— OPINION — The battle against foodborne disease has been waged since the beginning of time. Historical literature provides evidence of how earlier civilizations tried to protect themselves, their families, tribes, and villages from getting sick from the food they ate. The examples range from the emergence of cooking with fire to initial attempts to preserve foods with salt and spices to the invention of the first refrigeration units.
While they weren’t the type of refrigerators you and I have at home today, prior civilizations did construct wooden boxes that kept foods cold with blocks of ice. Fast forward through time and we witnessed steady advancements that improved food safety, such as through the discovery of pasteurization by one of my heroes, Louis Pasteur, to the canning of foods, and – in more recent times – the invention of HACCP (Hazard Analysis Critical Control Point), a risk management framework that was created by NASA and Pillsbury to strengthen foodborne illnesses prevention among astronauts in the U.S.
space program.

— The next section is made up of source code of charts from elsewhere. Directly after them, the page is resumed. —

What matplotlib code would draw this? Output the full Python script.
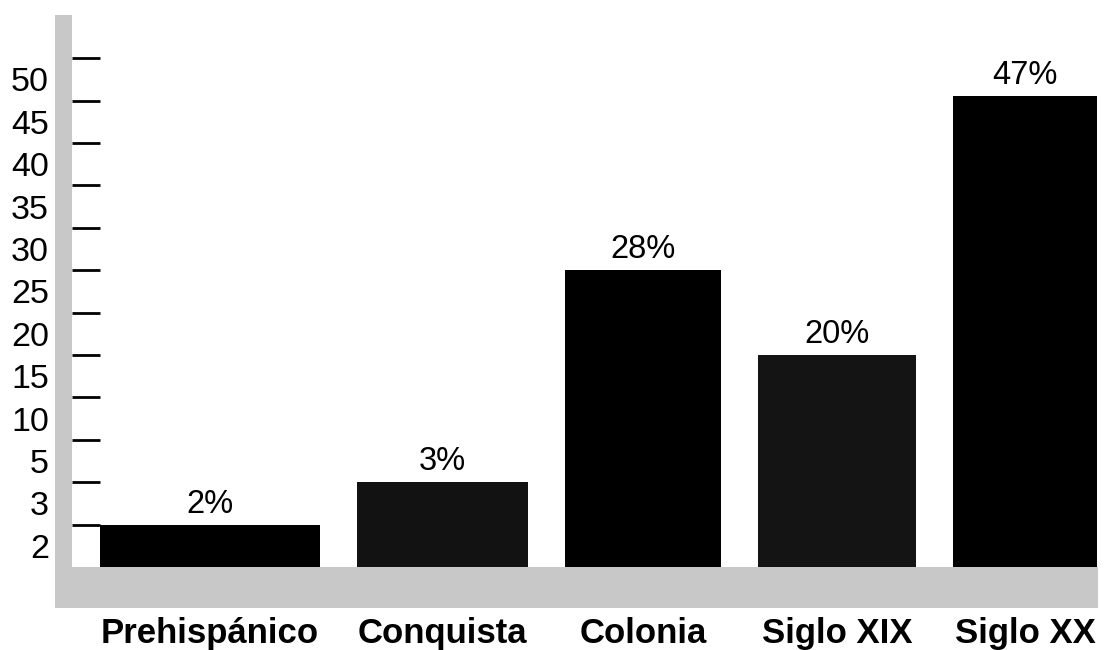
import numpy as np
import matplotlib
matplotlib.use('Agg')
import matplotlib.pyplot as plt
from matplotlib.patches import Rectangle

plt.rcParams['font.family'] = ['Liberation Sans', 'DejaVu Sans']

# Datos
periodos = ['Prehispánico', 'Conquista', 'Colonia', 'Siglo XIX', 'Siglo XX']
porcentajes = [2, 3, 28, 20, 47]
# altura de cada barra en la escala del eje (franjas), tal como está dibujada
alturas = [1, 2, 7, 5, 11.1]
# etiquetas de la escala vertical (una por franja, de abajo hacia arriba)
escala = ['2', '3', '5', '10', '15', '20', '25', '30', '35', '40', '45', '50']

# Estilo / disposición
anchos = [220, 171, 156, 158, 144]   # ancho de cada barra (px)
separacion = 37
inicio = 28
colores = ['#000000', '#121212', '#000000', '#141414', '#000000']
gris = '#c8c8c8'

W, H = 1106, 650
fig = plt.figure(figsize=(W / 100, H / 100), dpi=100)

# ejes: de x=72 a 1100 px, de y=567 (base) a 15 px
ax = fig.add_axes([72 / W, (H - 567) / H, (1100 - 72) / W, (567 - 15) / H])
unidad = 42.4
ax.set_ylim(0, (567 - 15) / unidad)
ax.set_xlim(0, 1100 - 72)

# franjas grises del fondo (eje izquierdo y base)
fig.patches.append(Rectangle((55 / W, (H - 608) / H), 17 / W, (608 - 15) / H,
                             transform=fig.transFigure, color=gris, lw=0))
fig.patches.append(Rectangle((55 / W, (H - 608) / H), (1098 - 55) / W, 41 / H,
                             transform=fig.transFigure, color=gris, lw=0))

# barras
izq = inicio + np.concatenate([[0], np.cumsum(np.array(anchos[:-1]) + separacion)])
centros = izq + np.array(anchos) / 2
ax.bar(izq, alturas, width=anchos, align='edge', color=colores, lw=0)

for c, h, p in zip(centros, alturas, porcentajes):
    ax.text(c, h + 0.12, f'{p}%', ha='center', va='bottom', fontsize=23.5)

# eje vertical: marcas en los límites de franja, etiquetas en el centro
n = len(escala)
ax.set_yticks(np.arange(1, n + 1))
ax.set_yticklabels([])
ax.set_yticks(np.arange(n) + 0.5, minor=True)
ax.set_yticklabels(escala, minor=True, fontsize=24.5)
ax.tick_params(axis='y', which='major', direction='in', length=20.2, width=2,
               color='black')
ax.tick_params(axis='y', which='minor', length=0, pad=16.5)

# eje horizontal
ax.set_xticks(centros)
ax.set_xticklabels(periodos, fontsize=25, fontweight='bold')
ax.tick_params(axis='x', length=0, pad=36)

for s in ax.spines.values():
    s.set_visible(False)
ax.patch.set_alpha(0)

fig.savefig('out.png', dpi=100)
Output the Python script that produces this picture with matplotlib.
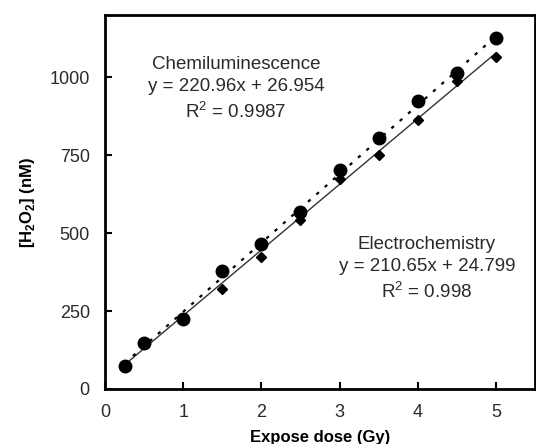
import matplotlib
matplotlib.use("Agg")
import matplotlib.pyplot as plt
import numpy as np

plt.rcParams['font.family'] = ['Liberation Sans', 'DejaVu Sans']
plt.rcParams['mathtext.fontset'] = 'custom'
plt.rcParams['mathtext.rm'] = 'Liberation Sans'
plt.rcParams['mathtext.bf'] = 'Liberation Sans:bold'

dose = [0.25, 0.5, 1, 1.5, 2, 2.5, 3, 3.5, 4, 4.5, 5]
chemi = [74, 149, 226, 380, 465, 568, 703, 805, 923, 1014, 1128]
electro = [78, 150, 228, 322, 424, 542, 673, 752, 863, 990, 1064]

chemi_fit = (220.96, 26.954)
electro_fit = (210.65, 24.799)

xticks = [0, 1, 2, 3, 4, 5]
yticks = [0, 250, 500, 750, 1000]

fig = plt.figure(figsize=(5.36, 4.44), dpi=100)
ax = fig.add_axes([0.196, 0.124, 0.802, 0.842])

xf = np.array([dose[0], dose[-1]])
ax.plot(xf, electro_fit[0] * xf + electro_fit[1], color='#333333', lw=1.0, ls='-', zorder=2)
ax.plot(xf, chemi_fit[0] * xf + chemi_fit[1], color='black', lw=1.6, ls=(0, (1.5, 3.5)), zorder=2)

ax.plot(dose, electro, ls='none', marker='D', ms=5.5, color='black', zorder=3)
ax.plot(dose, chemi, ls='none', marker='o', ms=9, color='black', zorder=4)

ax.set_xlim(0, 5.5)
ax.set_ylim(0, 1200)
ax.set_xticks(xticks)
ax.set_yticks(yticks)
ax.tick_params(direction='in', length=5, width=1.5, labelsize=13, labelcolor='#2a2a2a', pad=11)
for s in ax.spines.values():
    s.set_linewidth(2)

ax.set_xlabel('Expose dose (Gy)', fontsize=12, fontweight='bold', labelpad=6)
ax.set_ylabel(r'[H$_\mathbf{2}$O$_\mathbf{2}$] (nM)', fontsize=12, fontweight='bold', labelpad=9)

fig.text(236 / 536, 1 - 89 / 444, 'Chemiluminescence\ny = 220.96x + 26.954\nR$^2$ = 0.9987',
         fontsize=13.5, color='#2a2a2a', ha='center', va='center', linespacing=1.4)
fig.text(427 / 536, 1 - 269 / 444, 'Electrochemistry\ny = 210.65x + 24.799\nR$^2$ = 0.998',
         fontsize=13.5, color='#2a2a2a', ha='center', va='center', linespacing=1.4)

fig.savefig('out.png', dpi=100)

The Foodborne Disease Battlefield is Changing However, the battle against foodborne disease is a never-ending race between detection and prevention. The food system continues to change, there is a growing at-risk population, and new and emerging foodborne hazards are being identified.
For example, if you look at the foodborne pathogens that we battled as a society in the first part of the 20 th century, they look quite different than t.